Orchestra, Praxis | Von Renold Quade

Mal konkret: »Ceremonial March« von Jan Van der Roost

»Very British«, das sind nicht nur Ascot und die Royals, Big Ben und die Tower Bridge, Trenchcoat und Schottenrock, Guinness, der Fünf-Uhr-Tee, Feigenmarmelade, kaltes Mittagessen und köstlicher Kuchen. Auch in der Musik ist da so etliches im Angebot.

Großbritannien und die Musik

England, Schottland, Wales und Irland haben eine reiche Musikgeschichte. In frühen Zeiten sogar eine ganz eigene, angefangen vom keltischen Gesang über mittelalterliche Weihnachtlieder bis hin zu Madrigalen der Renaissance. 

Aus gesamteuropäischer Sicht war zum Beispiel Georg Friedrich Händel nicht der erste prominente Vertreter des Festlandes, der musikalische Einflüsse mit auf die Inseln brachte und auch wieder welche mit zurück. In Zeiten der Klassik und Romantik war das Musikleben im Vereinigten Königreich stark von europäischen Strömungen bestimmt. 

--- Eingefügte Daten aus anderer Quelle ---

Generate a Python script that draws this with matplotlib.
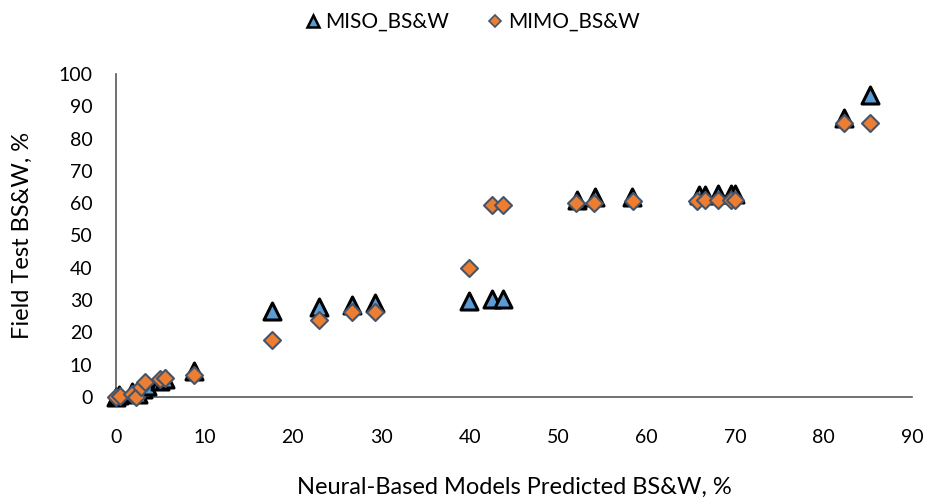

Der romantische Nationalismus förderte aber dann auch dort wieder mit Nachdruck nationale Identitäten und Empfindungen. Fußend auf Volks(musik)traditionen eroberten sich Komponisten wie Arthur Sullivan, Gustav Holst, Edward Elgar, Ralph Vaughan Williams und Benjamin Britten ihren Platz in der Musikgeschichte.

Auch Folk, Jazz, Rock und Pop muss angesprochen werden. Unüberhörbar waren hier, angeführt von den Beatles, die britischen Akzente in den 1960er Jahren. Heutigentags und vermischt mit amerikanischen Einflüssen hat Great Britain weltweit große Bedeutung in der Unterhaltungsmusik­Industrie.

Und da ist auch die große Szene der Bläser mit der Bewegung der Heilsarmee und ihren musikalischen Ideen, die in der britischen Industrie auf fruchtbaren Boden fielen und zu reichen Bandtraditionen führten, bis hin zu Ensembles wie dem Philip Jones Brass Ensemble und London Brass.

Die Idee zu »Ceremonial March«

Dies vor Augen, informiert der Klappentext in der Partitur des »Ceremonial March« mit folgenden Hinweisen: »Nach dem Tod von Henry Purcell im Jahre 1695 gelang es zwei Jahrhunderte lang keinem einzigen englischen Komponisten mehr, besonders in den Vordergrund zu treten. 

Der Durchbruch von Edward Elgar (1857 bis 1934) am Ende des letzten Jahrhunderts zu einem international anerkannten und gefeierten Musiker war dann auch mehr oder weniger ein ›Novum‹. Edward Elgar war als Komponist größtenteils Autodidakt und orientierte sich stark an den musikalischen Entwicklungen auf dem europäischen Festland. Er konnte sich ohne Zweifel mit seinen Zeitgenossen, wie zum Beispiel dem jüngeren Richard Strauss, messen. 

Der Belgier Jan Van der Roost ist ein echter Liebhaber von Edward Elgars Werken. Anlässlich des 50. Todestages dieses Komponisten im Jahre 1984 schrieb er den ›Ceremonial March‹. Jan Van der Roost wurde dabei von den bekanntesten und am meisten gespielten Werken Elgars, den charakteristischen ›Pomp and Circumstance‹­Märschen, inspiriert und fügte dieser Sammlung mit seinem Werk einen sechsten Marsch hinzu.« 

In Zeiten von »Brexit« wird zumindest mir wieder bewusst, wie sehr doch alles in der Welt zusammenhängt und wie fragwürdig das wohl allzu fahrlässige Ignorieren von Zusammenhängen ist. Da ist mir auch der legendäre rabenschwarze Humor der Briten weder Trost noch Erklärung. Britisches Understatement Marke Oscar Wilde (»Ich habe einen ganz einfachen Geschmack. Das Beste ist mir gerade gut genug.«) sollte da vielleicht noch mal Anregung zum Nachdenken geben.